If the zip is a bit stiff (when the boots are new), a good squirt with the protector spray along the teeth of the zip should do the trick, moving the zip up and down slowly, before putting them on your child’s feet.

All boots will look and perform better if they are cleaned and polished regularly. There is nothing better for ‘feeding’ the leather than plain old-fashioned polish – NOT SCUFF CREAM – the acid in this will break down the leather. The boots will also turn out to be better value for money and more durable if your child is not allowed to use their new boots as brakes for their scooter or bike (an old pair of trainers or wellies are more suitable) !

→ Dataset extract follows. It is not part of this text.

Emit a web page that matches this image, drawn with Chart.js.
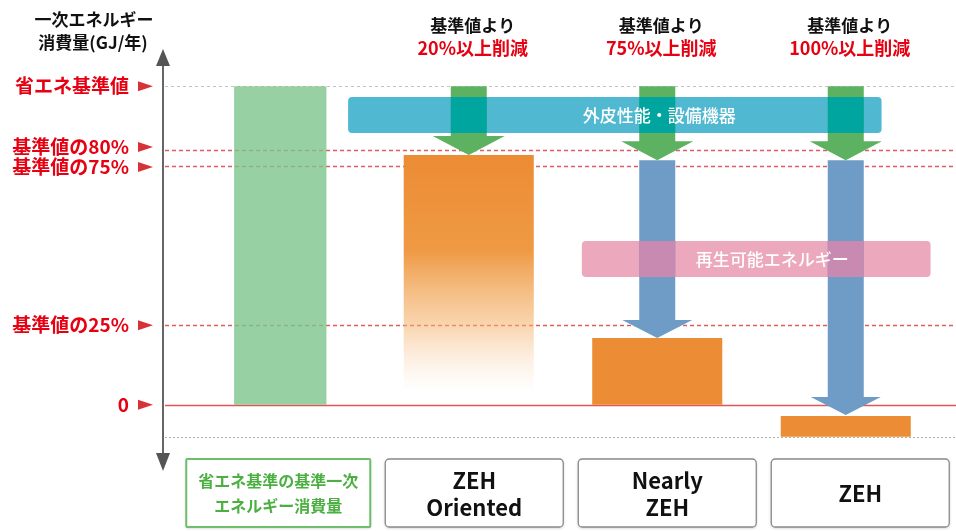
<!DOCTYPE html>
<html>
<head>
<meta charset="utf-8">
<script src="https://cdn.jsdelivr.net/npm/chart.js@4"></script>
<style>
  html, body { margin: 0; padding: 0; background: #fff; }
  #wrap { width: 956px; height: 531px; position: relative; }
</style>
</head>
<body>
<div id="wrap"><canvas id="myChart"></canvas></div>
<script>
// categories and bar ranges (unit: % of the 省エネ基準値)
const categories = [["省エネ基準の基準一次", "エネルギー消費量"], ["ZEH", "Oriented"], ["Nearly", "ZEH"], ["ZEH"]];
const barLow = [0, 0, 0, -10];
const barHigh = [100, 78.4, 21, -3.5];

// reduction notes above each column
const noteTop = [null, "基準値より", "基準値より", "基準値より"];
const noteRed = [null, "20%以上削減", "75%以上削減", "100%以上削減"];

// reference levels on the left
const refLevels = [100, 80, 75, 25, 0];
const refLabels = ["省エネ基準値", "基準値の80%", "基準値の75%", "基準値の25%", "0"];
const bottomLevel = -10;

// arrows: green (外皮性能・設備機器) and blue (再生可能エネルギー)
const greenFrom = [null, 100, 100, 100];
const greenTo = [null, 78.4, 76.8, 76.8];
const blueFrom = [null, null, 76.8, 76.8];
const blueTo = [null, null, 21, -3.2];

// bands [top, bottom] in value units, x range in category units
const envBand = { label: "外皮性能・設備機器", top: 96.6, bottom: 85.3, x0: 0.36, x1: 3.19, tx: 2.01 };
const renewBand = { label: "再生可能エネルギー", top: 51.4, bottom: 40.1, x0: 1.60, x1: 3.45, tx: 2.61 };

const FONT = '"Noto Sans CJK JP", "Noto Sans", sans-serif';
const ORANGE = "rgb(236,140,52)";

function orangeFill(ctx) {
  const chart = ctx.chart;
  if (!chart.chartArea) return ORANGE;
  const y = chart.scales.y;
  const g = chart.ctx.createLinearGradient(0, y.getPixelForValue(78), 0, y.getPixelForValue(4));
  g.addColorStop(0, "rgba(236,140,52,1)");
  g.addColorStop(0.4, "rgba(238,148,58,0.95)");
  g.addColorStop(0.72, "rgba(244,180,110,0.55)");
  g.addColorStop(1, "rgba(250,215,180,0)");
  return g;
}

function arrow(ctx, x, y0, y1, shaft, head, headLen, color, clipRect, overlap) {
  const draw = () => {
    ctx.beginPath();
    ctx.moveTo(x - shaft / 2, y0);
    ctx.lineTo(x + shaft / 2, y0);
    ctx.lineTo(x + shaft / 2, y1 - headLen);
    ctx.lineTo(x + head / 2, y1 - headLen);
    ctx.lineTo(x, y1);
    ctx.lineTo(x - head / 2, y1 - headLen);
    ctx.lineTo(x - shaft / 2, y1 - headLen);
    ctx.closePath();
  };
  ctx.fillStyle = color;
  draw();
  ctx.fill();
  if (clipRect) {
    ctx.save();
    ctx.beginPath();
    ctx.rect(clipRect[0], clipRect[1], clipRect[2], clipRect[3]);
    ctx.clip();
    ctx.fillStyle = overlap;
    draw();
    ctx.fill();
    ctx.restore();
  }
}

function roundRect(ctx, x, y, w, h, r) {
  ctx.beginPath();
  ctx.moveTo(x + r, y);
  ctx.arcTo(x + w, y, x + w, y + h, r);
  ctx.arcTo(x + w, y + h, x, y + h, r);
  ctx.arcTo(x, y + h, x, y, r);
  ctx.arcTo(x, y, x + w, y, r);
  ctx.closePath();
}

const decor = {
  id: "decor",
  beforeDatasetsDraw(chart) {
    const ctx = chart.ctx, ys = chart.scales.y;
    const axisX = chart.chartArea.left - 23;
    const right = chart.width;
    ctx.save();
    // reference lines
    refLevels.forEach(v => {
      const py = Math.round(ys.getPixelForValue(v)) + 0.5;
      ctx.beginPath();
      if (v === 100) { ctx.strokeStyle = "#c4c4c4"; ctx.setLineDash([3, 3]); ctx.lineWidth = 1; }
      else if (v === 0) { ctx.strokeStyle = "rgb(225,85,85)"; ctx.setLineDash([]); ctx.lineWidth = 1.5; }
      else { ctx.strokeStyle = "rgb(225,90,95)"; ctx.setLineDash([4, 3]); ctx.lineWidth = 1.3; }
      ctx.moveTo(axisX + 2, py);
      ctx.lineTo(right, py);
      ctx.stroke();
    });
    const by = Math.round(ys.getPixelForValue(bottomLevel)) + 0.5;
    ctx.strokeStyle = "#b0b0b0";
    ctx.setLineDash([2, 2]);
    ctx.lineWidth = 1;
    ctx.beginPath();
    ctx.moveTo(axisX + 2, by);
    ctx.lineTo(right, by);
    ctx.stroke();
    ctx.restore();
  },
  afterDatasetsDraw(chart) {
    const ctx = chart.ctx, xs = chart.scales.x, ys = chart.scales.y;
    const cx = i => xs.getPixelForValue(i);
    const step = cx(1) - cx(0);
    const ux = u => cx(0) + u * step;
    const axisX = chart.chartArea.left - 23;
    ctx.save();

    // bands
    const bandRect = b => [ux(b.x0), ys.getPixelForValue(b.top), ux(b.x1) - ux(b.x0), ys.getPixelForValue(b.bottom) - ys.getPixelForValue(b.top)];
    const envR = bandRect(envBand), renR = bandRect(renewBand);
    ctx.fillStyle = "rgb(80,184,208)";
    roundRect(ctx, envR[0], envR[1], envR[2], envR[3], 4);
    ctx.fill();
    ctx.fillStyle = "rgb(236,168,188)";
    roundRect(ctx, renR[0], renR[1], renR[2], renR[3], 4);
    ctx.fill();

    // arrows
    for (let i = 0; i < categories.length; i++) {
      if (greenFrom[i] !== null) {
        arrow(ctx, cx(i), ys.getPixelForValue(greenFrom[i]), ys.getPixelForValue(greenTo[i]), 36, 72, 19,
          "rgb(92,178,96)", envR, "rgb(0,165,160)");
      }
      if (blueFrom[i] !== null) {
        arrow(ctx, cx(i), ys.getPixelForValue(blueFrom[i]), ys.getPixelForValue(blueTo[i]), 36, 70, 18,
          "rgb(110,156,198)", renR, "rgb(200,138,176)");
      }
    }

    // band labels
    ctx.fillStyle = "#fff";
    ctx.font = "500 17px " + FONT;
    ctx.textAlign = "center";
    ctx.textBaseline = "middle";
    ctx.fillText(envBand.label, ux(envBand.tx), envR[1] + envR[3] / 2);
    ctx.fillText(renewBand.label, ux(renewBand.tx), renR[1] + renR[3] / 2);

    // y axis with arrows both ends
    ctx.strokeStyle = "#666";
    ctx.lineWidth = 2;
    ctx.beginPath();
    ctx.moveTo(axisX, 62);
    ctx.lineTo(axisX, 458);
    ctx.stroke();
    ctx.fillStyle = "#555";
    ctx.beginPath();
    ctx.moveTo(axisX, 49); ctx.lineTo(axisX + 7, 66); ctx.lineTo(axisX - 7, 66); ctx.closePath(); ctx.fill();
    ctx.beginPath();
    ctx.moveTo(axisX, 471); ctx.lineTo(axisX + 7, 453); ctx.lineTo(axisX - 7, 453); ctx.closePath(); ctx.fill();

    // left labels and markers
    ctx.font = "bold 19px " + FONT;
    ctx.textAlign = "right";
    refLevels.forEach((v, i) => {
      const py = ys.getPixelForValue(v);
      const dy = v === 80 ? -3 : v === 75 ? 1 : 0;
      ctx.fillStyle = "#e60012";
      ctx.fillText(refLabels[i], axisX - 34, py + dy);
      ctx.fillStyle = "rgb(215,50,55)";
      ctx.beginPath();
      ctx.moveTo(axisX - 25, py + dy - 5);
      ctx.lineTo(axisX - 10, py + dy);
      ctx.lineTo(axisX - 25, py + dy + 5);
      ctx.closePath();
      ctx.fill();
    });

    // axis title
    ctx.fillStyle = "#111";
    ctx.textAlign = "center";
    ctx.font = "bold 17px " + FONT;
    ctx.fillText("一次エネルギー", 94, 20);
    ctx.fillText("消費量(GJ/年)", 93, 43);

    // reduction notes
    for (let i = 0; i < categories.length; i++) {
      if (!noteTop[i]) continue;
      ctx.fillStyle = "#111";
      ctx.font = "bold 17px " + FONT;
      ctx.fillText(noteTop[i], cx(i) + 4, 26);
      ctx.fillStyle = "#e60012";
      ctx.font = "bold 18px " + FONT;
      ctx.fillText(noteRed[i], cx(i) + 4, 48);
    }

    // category boxes
    const boxPitch = 193;
    categories.forEach((lines, i) => {
      const w = i === 0 ? 184 : 178;
      const mx = cx(0) - 2 + i * boxPitch + (i === 0 ? 0 : 3);
      const x = mx - w / 2, y = 459, h = 68;
      ctx.save();
      ctx.shadowColor = "rgba(0,0,0,0.25)";
      ctx.shadowBlur = 3;
      ctx.shadowOffsetY = 1;
      ctx.fillStyle = "#fff";
      roundRect(ctx, x, y, w, h, i === 0 ? 1 : 4);
      ctx.fill();
      ctx.restore();
      ctx.lineWidth = i === 0 ? 2 : 1.3;
      ctx.strokeStyle = i === 0 ? "rgb(110,190,110)" : "#8a8a8a";
      roundRect(ctx, x, y, w, h, i === 0 ? 1 : 4);
      ctx.stroke();
      if (i === 0) {
        ctx.fillStyle = "rgb(75,175,65)";
        ctx.font = "bold 16px " + FONT;
        ctx.fillText(lines[0], mx, y + 22);
        ctx.fillText(lines[1], mx, y + 47);
      } else {
        ctx.fillStyle = "#111";
        ctx.font = "bold 22px " + FONT;
        if (lines.length === 2) {
          ctx.fillText(lines[0], mx, y + 22);
          ctx.fillText(lines[1], mx, y + 49);
        } else {
          ctx.fillText(lines[0], mx, y + 35);
        }
      }
    });
    ctx.restore();
  }
};

const baseData = categories.map((c, i) => (i === 0 ? [barLow[i], barHigh[i]] : null));
const stepData = categories.map((c, i) => (i === 0 ? null : [barLow[i], barHigh[i]]));

new Chart(document.getElementById("myChart").getContext("2d"), {
  type: "bar",
  data: {
    labels: categories.map(c => c.join(" ")),
    datasets: [
      {
        data: baseData,
        backgroundColor: "rgba(125,198,140,0.8)",
        barPercentage: 0.49,
        categoryPercentage: 1,
        grouped: false,
        skipNull: true
      },
      {
        data: stepData,
        backgroundColor: ctx => (ctx.dataIndex === 1 ? orangeFill(ctx) : ORANGE),
        barPercentage: 0.69,
        categoryPercentage: 1,
        grouped: false,
        skipNull: true
      }
    ]
  },
  options: {
    responsive: true,
    maintainAspectRatio: false,
    animation: false,
    layout: { padding: { left: 186, right: 16, top: 48, bottom: 72 } },
    plugins: { legend: { display: false }, tooltip: { enabled: false } },
    scales: {
      x: { display: false },
      y: { display: false, min: -17, max: 112 }
    }
  },
  plugins: [decor]
});
</script>
</body>
</html>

Hunter Wellingtons should be washed in warm soapy water only and then allowed to dry off before putting away or storing. Do not keep them in a place which can expose them to extremes of temperature as this can affect the rubber. Strong chemicals can also affect the quality of the rubber and damage them. If you see a white ‘bloom’ on your Hunters, it means that the natural oils are leaching from the rubber. This is perfectly normal – you can take a soft damp cloth and buff the boots gently to remove the bloom, or you can use the special boot buffer liquid provided by Hunter to return the boots to their original look.

Please remember that most of the winter boots/snow boots start arriving in September and October – you can always size them a little on the big side if you buy them early. But don’t leave it too late – don’t wait until the snow arrives – or there may not be a lot left to choose from!